Ten months after the Kansas Board of Regents hired rpk Group to review the academic programs across the regent universities, the group presented an overview of their findings. 

According to KBOR’s website, they brought on the consulting firm to make sure that the degrees offered at Emporia State University, Fort Hays State University, University of Kansas, Kansas State University, Pittsburg State University and Wichita State University “align with Kansas goals for the State’s higher education enterprise, meet student expectations for programs centered on student success and increasing their employability, and efficiently deliver faculty and staff resources across each institution, division, and department.” 

At a KBOR meeting Dec. 1, rpk Group associate Mike Daly presented an “Academic Portfolio Review Framework.” In the report, rpk noted some programs that need to stay the same (maintain), programs that needed to change or adapt slightly (optimize), and programs that needed larger action (monitor and review). This data can be found on KBOR’s youtube page. 

“The framework’s intended to be an at-a-glance understanding for regents and institutions of the trajectory of the academic portfolio across institutions,” Daly said. “The framework is not intended to generate program elimination. … Those decisions are local ones.”

Daly dived into duplicate programs across the six higher education institutions in Kansas.

“Our intent in bringing forward this presentation and this proposed framework to the regents in December is to give them something to consider,” Daly said. “The direction that the regents take from that consideration … is up to the regents.”

The rpk Group presentation comes at the heels of a decision the Board made to allow Emporia State to make sweeping cuts to tenured faculty and degree programs.
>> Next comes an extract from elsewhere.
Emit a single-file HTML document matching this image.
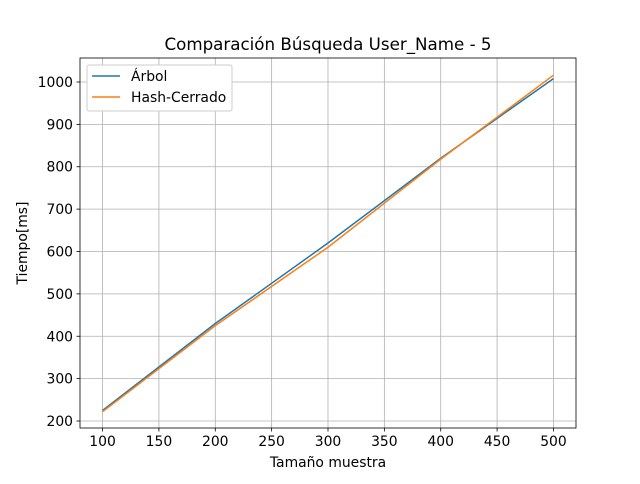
<!DOCTYPE html>
<html><head><meta charset="utf-8"><style>
body{margin:0;background:#fff;font-family:"DejaVu Sans","Liberation Sans",sans-serif;}
svg text{font-family:"DejaVu Sans","Liberation Sans",sans-serif;}
</style></head><body>
<svg id="chart" width="640" height="480"></svg>
<script>
const categories=[100,200,300,400,500];
const arbolValues=[225,430,620,820,1008];
const hashValues=[222,425,610,818,1016];
const xTicks=[100,150,200,250,300,350,400,450,500];
const yTicks=[200,300,400,500,600,700,800,900,1000];
const L=80,R=576,T=58,B=428,xmin=80,xmax=520,ymin=183.5,ymax=1056.6;
const sx=v=>L+(v-xmin)/(xmax-xmin)*(R-L);
const sy=v=>B-(v-ymin)/(ymax-ymin)*(B-T);
const svg=document.getElementById('chart');
const NS='http://www.w3.org/2000/svg';
function mk(tag,attrs,txt){const e=document.createElementNS(NS,tag);for(const k in attrs)e.setAttribute(k,attrs[k]);if(txt!==undefined)e.textContent=txt;svg.appendChild(e);return e;}
xTicks.forEach(v=>{const x=sx(v);
const g=mk('line',{x1:x,x2:x,y1:T,y2:B,stroke:'#b0b0b0','stroke-width':0.8});


mk('line',{x1:x,x2:x,y1:B,y2:B+3.5,stroke:'#000','stroke-width':0.8});
const t=mk('text',{x:x,y:B+18,'text-anchor':'middle','font-size':13.9},v);

});
yTicks.forEach(v=>{const y=sy(v);
const g=mk('line',{x1:L,x2:R,y1:y,y2:y,stroke:'#b0b0b0','stroke-width':0.8});


mk('line',{x1:L-3.5,x2:L,y1:y,y2:y,stroke:'#000','stroke-width':0.8});
const t=mk('text',{x:L-7,y:y+5,'text-anchor':'end','font-size':13.9},v);

});
function series(vals,color,name){const p=mk('polyline',{points:categories.map((c,i)=>sx(c)+','+sy(vals[i])).join(' '),fill:'none',stroke:color,'stroke-width':1.5});

}
series(arbolValues,'#1f77b4','arbol-line');
series(hashValues,'#ff7f0e','hash-cerrado-line');
const fr=mk('rect',{x:L,y:T,width:R-L,height:B-T,fill:'none',stroke:'#000','stroke-width':0.8});


const tt=mk('text',{x:(L+R)/2,y:50,'text-anchor':'middle','font-size':16.7},'Comparación Búsqueda User_Name - 5');


const xl=mk('text',{x:(L+R)/2,y:467,'text-anchor':'middle','font-size':13.9},'Tamaño muestra');


const yl=mk('text',{x:0,y:0,'text-anchor':'middle','font-size':13.9,transform:'translate(27,243) rotate(-90)'},'Tiempo[ms]');


const lg=mk('rect',{x:87,y:65,width:145,height:46,fill:'#fff',stroke:'#ccc','stroke-width':1,rx:2});


mk('line',{x1:92,x2:120,y1:76,y2:76,stroke:'#1f77b4','stroke-width':1.5});
const l1=mk('text',{x:131,y:81,'font-size':13.9},'Árbol');


mk('line',{x1:92,x2:120,y1:97,y2:97,stroke:'#ff7f0e','stroke-width':1.5});
const l2=mk('text',{x:131,y:102,'font-size':13.9},'Hash-Cerrado');


</script>
</body></html>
Thirty-three faculty and staff members were terminated and around 40 degree programs were cut.

These cuts also were based on a framework — “Framework for Workforce Management,” which, according to ESU president Ken Hush, was necessary to move forward as a university.
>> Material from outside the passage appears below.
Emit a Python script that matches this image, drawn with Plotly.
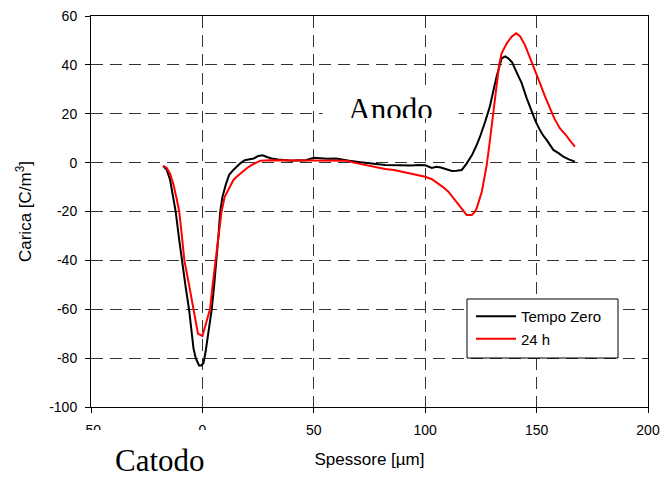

For several months leading up to this framework presentation, the rpk Group met with stakeholders from all six universities including the provosts, presidents and others. 

When The Sunflower reached out for comment from Wichita State administration, Shirley Lefever said, via email, that the report will be used to review and “ensure the relevance of programs to industry and student needs.”

“For example, [rpk Group is] highlighting programs where the data shows they have had declining or low enrollment over a period of years, and thus, might be in need of closer examination regarding future action,” Lefever said. “Those actions could include revising programs, combining or, in some cases, institutions could decide it no longer makes sense to offer a program.”

The Kansas Board of Regents will meet again on Dec. 14 and 15, where the findings by rpk Group will be discussed further. A meeting time has yet to be released.